In terms of the actual action, though, Remember the Titans feels very believable. As high school football, it is easy enough to believe players would be able to switch between offense and defense with more ease, while the gameplay feels natural and not reliant on gimmick plays, even the last-ditch play to win the State Championship feels very natural and something that we could see even in an NFL game.
Ironically, Remember the Titans is probably one of the least remembered movies in the Movie Trivia Schmoedown, with players having frequently missed questions relating tot he film, including Above The Line missing 2 questions on the film in their first shot at the Team Title, which cost them the match.
Seeing the team begin to come together in the classic “Strong side”, “Left side!” scene was very close, I had to go for a moment mid-way through the Regional Championship game.
Having seen the team be unfairly penalised all game. Coach Yoast sacrifices his hall of Fame place by threatening to go to the press if the officials don’t let the game play out fairly. He goes back to the sidelines,makes some adjustments and gives the “Leave no doubt” speech (one of the most inspirational in the movie) and the defense immediately begins to dominate the game.
“All right now, I don’t want them to gain another yard! You BLITZ ALL NIGHT! If they cross the line of scrimmage, I’ll take every last one of you out! You make sure they remember, forever, the night they played the Titans! Leave no doubt!

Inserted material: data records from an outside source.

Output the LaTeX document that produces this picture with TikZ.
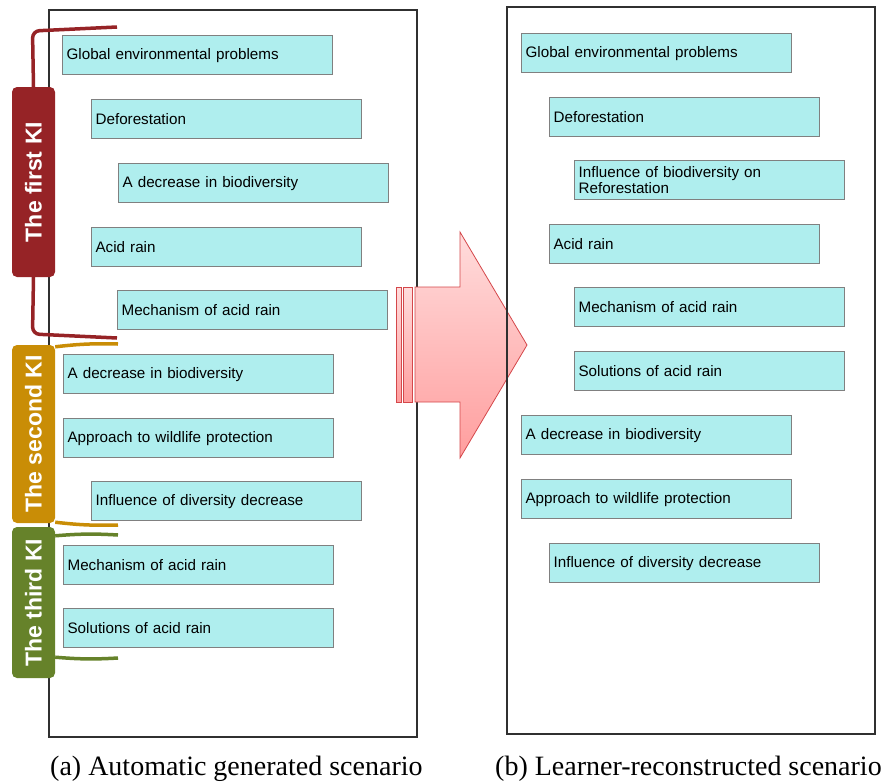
\documentclass[tikz,border=0pt]{standalone}
\usepackage{fontspec}
\setmainfont{Liberation Sans}
\newfontfamily\capfont{Liberation Serif}
\usetikzlibrary{calc}
\definecolor{boxfill}{HTML}{AFEEEE}
\definecolor{boxedge}{HTML}{808080}
\definecolor{framecol}{HTML}{303030}
\definecolor{kired}{HTML}{962326}
\definecolor{kigold}{HTML}{C98D06}
\definecolor{kigreen}{HTML}{66822A}
\definecolor{arrowtop}{HTML}{FFDCDC}
\definecolor{arrowbot}{HTML}{FF9E9E}
\definecolor{arrowedge}{HTML}{D4474A}
\begin{document}
\begin{tikzpicture}[x=1pt,y=-1pt,
  topic/.style={draw=boxedge, fill=boxfill, line width=1.2pt, anchor=north west,
    minimum width=270pt, minimum height=39pt, text width=262pt, inner xsep=4pt,
    inner ysep=0pt, align=left, font=\fontsize{15.2}{15.5}\selectfont},
  kibox/.style={fill=#1, rounded corners=5pt, rotate=90, minimum height=43pt,
    inner sep=0pt, text=white, font=\fontsize{23}{23}\selectfont\bfseries},
  kiline/.style={draw=#1, line width=3.5pt},
  frame/.style={draw=framecol, line width=2pt},
  caption/.style={font=\capfont\fontsize{28}{28}\selectfont, anchor=base west, inner sep=0pt}]
\useasboundingbox (0,0) rectangle (881,782);

% scenario (a): frame and topics
\draw[frame] (49,10) rectangle (417,737);
\node[topic] (a1) at (62,35) {Global environmental problems};
\node[topic] (a2) at (91,99) {Deforestation};
\node[topic] (a3) at (118,163) {A decrease in biodiversity};
\node[topic] (a4) at (91,227) {Acid rain};
\node[topic] (a5) at (117,290) {Mechanism of acid rain};
\node[topic] (a6) at (63,354) {A decrease in biodiversity};
\node[topic] (a7) at (63,418) {Approach to wildlife protection};
\node[topic] (a8) at (91,481) {Influence of diversity decrease};
\node[topic] (a9) at (63,545) {Mechanism of acid rain};
\node[topic] (a10) at (63,608) {Solutions of acid rain};

% knowledge-item labels and their brackets
\node[kibox=kired, minimum width=190pt] (ki1) at (33.5,182) {The first KI};
\node[kibox=kigold, minimum width=178pt] (ki2) at (33.5,434) {The second KI};
\node[kibox=kigreen, minimum width=151pt] (ki3) at (33.5,602.5) {The third KI};

\coordinate (r1) at (117,27);
\coordinate (r2) at (117,338);
\coordinate (g1) at (118,344);
\coordinate (g2) at (118,525);
\coordinate (v1) at (118,535);
\coordinate (v2) at (118,658);
\draw[kiline=kired, rounded corners=7pt] (ki1.east) -- (32.5,31) -- (r1);
\draw[kiline=kired, rounded corners=7pt] (ki1.west) -- (32.5,334) -- (r2);
\draw[kiline=kigold] ($(ki2.south east)+(0,2)$) to[bend left=4] (g1);
\draw[kiline=kigold] ($(ki2.south west)+(0,-1)$) to[bend right=4] (g2);
\draw[kiline=kigreen] ($(ki3.south east)+(0,9)$) to[bend left=4] (v1);
\draw[kiline=kigreen] ($(ki3.south west)+(0,-21)$) to[bend right=4] (v2);

% transition arrow
\shade[top color=arrowtop, bottom color=arrowbot, draw=arrowedge, line width=0.8pt]
  (415,287) -- (460,287) -- (460,232) -- (527,345) -- (460,458) -- (460,402) -- (415,402) -- cycle;
\shade[top color=arrowtop, bottom color=arrowbot, draw=arrowedge, line width=0.8pt]
  (396,287) rectangle (401,402);
\shade[top color=arrowtop, bottom color=arrowbot, draw=arrowedge, line width=0.8pt]
  (403,287) rectangle (412,402);

% scenario (b): frame and topics
\draw[frame] (507,7) rectangle (875,734);
\node[topic] (b1) at (521,33) {Global environmental problems};
\node[topic] (b2) at (549,97) {Deforestation};
\node[topic] (b3) at (574,160) {Influence of biodiversity on\\Reforestation};
\node[topic] (b4) at (549,224) {Acid rain};
\node[topic] (b5) at (574,287) {Mechanism of acid rain};
\node[topic] (b6) at (574,351) {Solutions of acid rain};
\node[topic] (b7) at (521,415) {A decrease in biodiversity};
\node[topic] (b8) at (521,479) {Approach to wildlife protection};
\node[topic] (b9) at (549,543) {Influence of diversity decrease};

% captions
\node[caption] (capa) at (50,775) {(a) Automatic generated scenario};
\node[caption] (capb) at (495,775) {(b) Learner-reconstructed scenario};
\end{tikzpicture}
\end{document}
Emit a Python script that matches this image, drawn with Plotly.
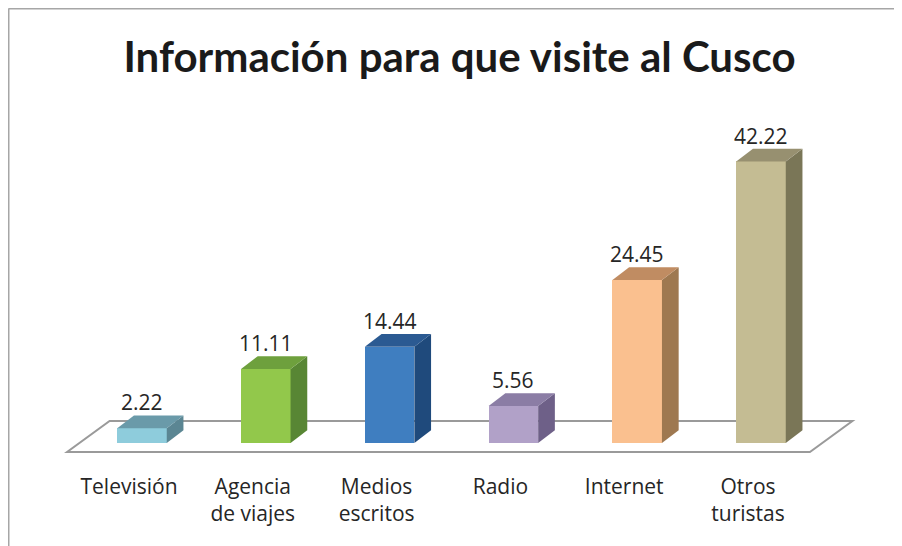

While the “Leave no doubt” speech was certainly up there, I ended up picking something that felt much deeper. After Gerry’s accident, Julius goes to see him in hospital, but the nurse tries to stop him, leading to this great response from Gerry:
“Only kin’s allowed in here.”
“Alice, are you blind? Don’t you see the family resemblance? That’s my brother.”
As someone who has played team sports for years, your teammates really do begin to feel like family. And especially with my rugby 7s team the Pistol Shrimps, I find that we can go a year (or more) without speaking, but as soon as we meet up, we’re ripping into each other but will always stand up for each other if someone outside the group causes trouble.
More than that, though, this line is a beautiful reminder that the colour of your skin should not be defining you. Hopefully we are close to seeing a day where that is a reality rather than a dream.